言葉が力をもつとすれば何か、という自問を、小林は身体論的なレヴェルにつねに戻して考える習慣をもつようになっていた。それゆえ「言葉の故郷は肉体だ」(「オリムピア」)と小林が言うのも当然である。

小林は『本居宣長』のなかで、「古言」を得ることは「手答へのある『物』」であるとのべている。また、「言葉」について「私達の力量を超えた道具の『さだまり』」とする。
また、言葉を「たましひ」をもっている「生き物」と見る。「言語表現の本質を成すものは」「その人の持つて生れて来た心身の働きに、深く関はつてゐる」と考えている。

こうした認識のなかに、小林の「言語」観が一つのものとなってむすびついているといえる。
『本居宣長』における言語論の根は深い。
いいかえれば、小林は記号的な「言語」にたいする懐疑から、神話的言語へと遡行してきたと饗庭は捉えている。いわば≪自然≫に根ざし、存在と事物が認識の渇望によって呼び出される時、その根源の場でうかびあがる「言語」に小林は心惹かれてきたという。
多義的で重層しながら肉体を失わない原初の「言語」の意味作用(シニフィカシヨン)への関心が、小林をみちびいて本居宣長に至った。
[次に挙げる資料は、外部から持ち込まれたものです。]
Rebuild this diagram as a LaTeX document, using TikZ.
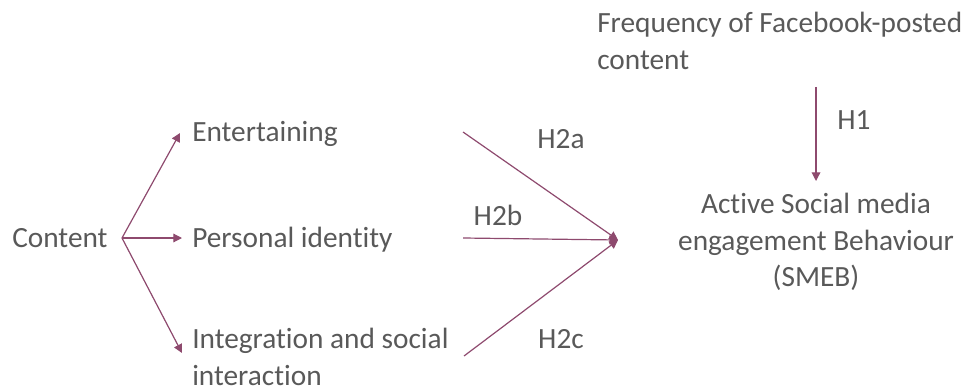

「歴史」から「伝統」、そして古典の神話的言語空間へと、初期において得た西欧の象徴主義的な「言語観」は、日本の心性のなかでためされ、遡行の働きを得、小林の内部において「古語を得る」宣長の追体験への希求の道すじをたどって変容をとげた。

さて、小林は、こうした「言語」観を根底にもちながら、古典文学を題材とした次のような批評を書いた。「当麻」「無常といふ事」「徒然草」「西行」「実朝」等。
そして、日本近世の思想家たちのありかたに関心を集中させるようになる。
それは、パスカル、デカルト、ベルクソンといったフランスの思想家、ソクラテスやプラトンという古代の思想家にたいする関心と重なり、あるいはそれを契機として深められた。
小林のモラリスト的志向がたとえばモンテーニュをとおし、吉田兼好に「物が見え過ぎる眼」の「物狂しさ」と「死」への認識をよみとっていたのも、そうした糸口をつくっていたと、饗庭は推測している。